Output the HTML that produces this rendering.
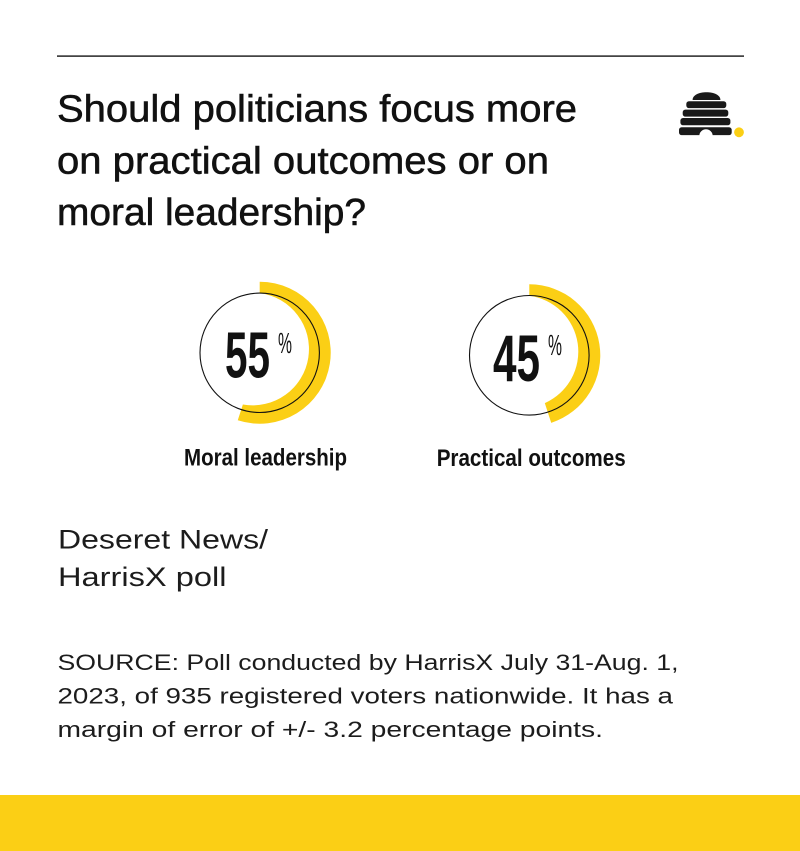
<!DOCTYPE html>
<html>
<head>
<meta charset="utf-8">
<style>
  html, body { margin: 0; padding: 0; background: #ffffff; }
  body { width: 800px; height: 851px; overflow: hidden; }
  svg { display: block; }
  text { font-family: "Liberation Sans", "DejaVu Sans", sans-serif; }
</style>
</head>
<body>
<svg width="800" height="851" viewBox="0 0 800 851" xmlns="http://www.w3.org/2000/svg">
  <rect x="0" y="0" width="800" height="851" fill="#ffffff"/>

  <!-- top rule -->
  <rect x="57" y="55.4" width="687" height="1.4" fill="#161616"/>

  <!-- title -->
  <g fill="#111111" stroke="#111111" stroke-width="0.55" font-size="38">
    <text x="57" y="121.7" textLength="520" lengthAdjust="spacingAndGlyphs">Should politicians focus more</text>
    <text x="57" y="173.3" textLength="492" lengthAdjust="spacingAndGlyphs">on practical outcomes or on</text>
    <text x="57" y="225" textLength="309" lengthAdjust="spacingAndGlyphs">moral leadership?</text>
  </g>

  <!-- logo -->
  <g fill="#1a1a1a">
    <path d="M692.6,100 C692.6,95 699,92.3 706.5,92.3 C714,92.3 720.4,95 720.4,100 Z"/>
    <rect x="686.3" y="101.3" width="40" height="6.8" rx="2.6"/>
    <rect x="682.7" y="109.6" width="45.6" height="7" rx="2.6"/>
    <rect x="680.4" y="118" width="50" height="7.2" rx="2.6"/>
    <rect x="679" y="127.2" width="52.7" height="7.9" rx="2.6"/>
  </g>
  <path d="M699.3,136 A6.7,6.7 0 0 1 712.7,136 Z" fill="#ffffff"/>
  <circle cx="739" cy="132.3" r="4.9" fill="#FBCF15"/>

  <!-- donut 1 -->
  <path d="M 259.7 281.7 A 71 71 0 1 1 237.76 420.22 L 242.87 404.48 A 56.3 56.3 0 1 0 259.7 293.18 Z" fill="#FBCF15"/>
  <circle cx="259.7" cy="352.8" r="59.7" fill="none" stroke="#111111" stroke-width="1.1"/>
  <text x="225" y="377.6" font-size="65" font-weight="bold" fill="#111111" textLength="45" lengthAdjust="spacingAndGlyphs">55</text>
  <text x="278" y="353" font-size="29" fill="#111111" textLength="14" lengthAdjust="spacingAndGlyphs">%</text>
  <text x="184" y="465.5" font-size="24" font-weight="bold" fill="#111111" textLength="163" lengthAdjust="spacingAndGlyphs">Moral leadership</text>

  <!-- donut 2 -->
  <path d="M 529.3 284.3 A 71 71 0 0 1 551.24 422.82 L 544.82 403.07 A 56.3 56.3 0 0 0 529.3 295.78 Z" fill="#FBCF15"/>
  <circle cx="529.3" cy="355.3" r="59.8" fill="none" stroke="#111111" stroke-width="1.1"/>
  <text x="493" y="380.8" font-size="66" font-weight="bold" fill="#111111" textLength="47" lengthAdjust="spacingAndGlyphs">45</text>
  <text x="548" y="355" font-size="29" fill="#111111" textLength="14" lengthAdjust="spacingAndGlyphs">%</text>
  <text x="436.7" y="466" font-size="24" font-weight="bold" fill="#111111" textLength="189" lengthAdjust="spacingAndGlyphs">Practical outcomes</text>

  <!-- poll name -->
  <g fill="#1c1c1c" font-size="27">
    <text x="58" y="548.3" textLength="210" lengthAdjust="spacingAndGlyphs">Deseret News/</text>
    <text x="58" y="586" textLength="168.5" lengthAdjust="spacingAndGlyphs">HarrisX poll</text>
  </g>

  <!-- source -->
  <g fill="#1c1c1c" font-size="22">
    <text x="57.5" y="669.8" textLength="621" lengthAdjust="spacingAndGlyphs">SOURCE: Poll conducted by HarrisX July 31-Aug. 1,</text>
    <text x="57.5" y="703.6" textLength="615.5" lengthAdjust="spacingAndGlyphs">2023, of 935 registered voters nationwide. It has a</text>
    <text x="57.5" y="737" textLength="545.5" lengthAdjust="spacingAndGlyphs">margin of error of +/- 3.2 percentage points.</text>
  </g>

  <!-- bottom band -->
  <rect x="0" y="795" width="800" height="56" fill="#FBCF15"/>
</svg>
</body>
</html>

---

The request: From the data above, write out everything exactly except the pictures.

Result of this exercise:
Output the HTML that produces this rendering.
<!DOCTYPE html>
<html>
<head>
<meta charset="utf-8">
<style>
  html, body { margin: 0; padding: 0; background: #ffffff; }
  body { width: 800px; height: 851px; overflow: hidden; }
  svg { display: block; }
  text { font-family: "Liberation Sans", "DejaVu Sans", sans-serif; }
</style>
</head>
<body>
<svg width="800" height="851" viewBox="0 0 800 851" xmlns="http://www.w3.org/2000/svg">
  <rect x="0" y="0" width="800" height="851" fill="#ffffff"/>

  <!-- top rule -->
  <rect x="57" y="55.4" width="687" height="1.4" fill="#161616"/>

  <!-- title -->
  <g fill="#111111" stroke="#111111" stroke-width="0.55" font-size="38">
    <text x="57" y="121.7" textLength="520" lengthAdjust="spacingAndGlyphs">Should politicians focus more</text>
    <text x="57" y="173.3" textLength="492" lengthAdjust="spacingAndGlyphs">on practical outcomes or on</text>
    <text x="57" y="225" textLength="309" lengthAdjust="spacingAndGlyphs">moral leadership?</text>
  </g>

  <!-- logo -->
  <g fill="#1a1a1a">
    <path d="M692.6,100 C692.6,95 699,92.3 706.5,92.3 C714,92.3 720.4,95 720.4,100 Z"/>
    <rect x="686.3" y="101.3" width="40" height="6.8" rx="2.6"/>
    <rect x="682.7" y="109.6" width="45.6" height="7" rx="2.6"/>
    <rect x="680.4" y="118" width="50" height="7.2" rx="2.6"/>
    <rect x="679" y="127.2" width="52.7" height="7.9" rx="2.6"/>
  </g>
  <path d="M699.3,136 A6.7,6.7 0 0 1 712.7,136 Z" fill="#ffffff"/>
  <circle cx="739" cy="132.3" r="4.9" fill="#FBCF15"/>

  <!-- donut 1 -->
  <path d="M 259.7 281.7 A 71 71 0 1 1 237.76 420.22 L 242.87 404.48 A 56.3 56.3 0 1 0 259.7 293.18 Z" fill="#FBCF15"/>
  <circle cx="259.7" cy="352.8" r="59.7" fill="none" stroke="#111111" stroke-width="1.1"/>
  <text x="225" y="377.6" font-size="65" font-weight="bold" fill="#111111" textLength="45" lengthAdjust="spacingAndGlyphs">55</text>
  <text x="278" y="353" font-size="29" fill="#111111" textLength="14" lengthAdjust="spacingAndGlyphs">%</text>
  <text x="184" y="465.5" font-size="24" font-weight="bold" fill="#111111" textLength="163" lengthAdjust="spacingAndGlyphs">Moral leadership</text>

  <!-- donut 2 -->
  <path d="M 529.3 284.3 A 71 71 0 0 1 551.24 422.82 L 544.82 403.07 A 56.3 56.3 0 0 0 529.3 295.78 Z" fill="#FBCF15"/>
  <circle cx="529.3" cy="355.3" r="59.8" fill="none" stroke="#111111" stroke-width="1.1"/>
  <text x="493" y="380.8" font-size="66" font-weight="bold" fill="#111111" textLength="47" lengthAdjust="spacingAndGlyphs">45</text>
  <text x="548" y="355" font-size="29" fill="#111111" textLength="14" lengthAdjust="spacingAndGlyphs">%</text>
  <text x="436.7" y="466" font-size="24" font-weight="bold" fill="#111111" textLength="189" lengthAdjust="spacingAndGlyphs">Practical outcomes</text>

  <!-- poll name -->
  <g fill="#1c1c1c" font-size="27">
    <text x="58" y="548.3" textLength="210" lengthAdjust="spacingAndGlyphs">Deseret News/</text>
    <text x="58" y="586" textLength="168.5" lengthAdjust="spacingAndGlyphs">HarrisX poll</text>
  </g>

  <!-- source -->
  <g fill="#1c1c1c" font-size="22">
    <text x="57.5" y="669.8" textLength="621" lengthAdjust="spacingAndGlyphs">SOURCE: Poll conducted by HarrisX July 31-Aug. 1,</text>
    <text x="57.5" y="703.6" textLength="615.5" lengthAdjust="spacingAndGlyphs">2023, of 935 registered voters nationwide. It has a</text>
    <text x="57.5" y="737" textLength="545.5" lengthAdjust="spacingAndGlyphs">margin of error of +/- 3.2 percentage points.</text>
  </g>

  <!-- bottom band -->
  <rect x="0" y="795" width="800" height="56" fill="#FBCF15"/>
</svg>
</body>
</html>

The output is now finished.